A number of exclusions, deductions, preferential rates, and credits in the federal tax system cause revenues to be much lower than they would be otherwise for any given structure of tax rates. Some of those provisions—in both the individual and corporate income tax systems—are termed “tax expenditures” because they resemble federal spending by providing financial assistance to specific activities, entities, or groups of people. Tax expenditures, like traditional forms of federal spending, contribute to the federal budget deficit; influence how people work, save, and invest; and affect the distribution of income. This report examines how 10 of the largest tax expenditures in the individual income tax system in 2013 are distributed among households with different amounts of income. Those expenditures are grouped into four categories:
Exclusions from taxable income—
• Employer-sponsored health insurance,
• Net pension contributions and earnings,
• Capital gains on assets transferred at death, and
• A portion of Social Security and Railroad Retirement benefits;
• Certain taxes paid to state and local governments,
• Mortgage interest payments, and
• Charitable contributions;
Preferential tax rates on capital gains and dividends;
• The earned income tax credit, and
• The child tax credit.
Some of the provisions of law that reduce the amount of taxable income under the individual income tax also decrease the amount of earnings subject to payroll taxes. The figures presented in this report are generally based on the reduction in payroll taxes as well as the reduction in income taxes, but some figures separate those two effects. (Provisions that reduce payroll tax receipts generally reduce future Social Security benefits as well; that effect is not analyzed in this report.)
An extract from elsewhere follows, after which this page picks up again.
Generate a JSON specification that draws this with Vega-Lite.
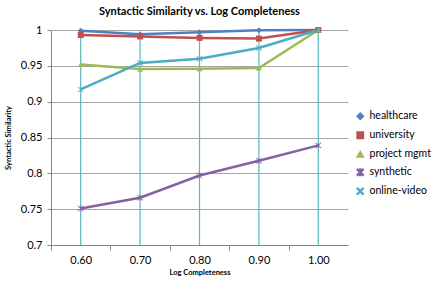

How Do Tax Expenditures Affect the Federal Budget?
Although the 10 major tax expenditures listed here represent a small fraction of the more than 200 tax expenditures in the individual and corporate income tax systems, they will account for roughly two-thirds of the total budgetary effects of all tax expenditures in fiscal year 2013, the Congressional Budget Office (CBO) estimates. Together, those 10 tax expenditures are estimated to total more than $900 billion, or 5.7 percent of gross domestic product (GDP), in fiscal year 2013 and are projected to amount to nearly $12 trillion, or 5.4 percent of GDP, over the 2014–2023 period. In addition, tax credits to subsidize premiums for health insurance provided through new exchanges to be established under the Affordable Care Act will represent a new tax expenditure beginning in 2014, estimated to equal 0.4 percent of GDP over the 2014–2023 period.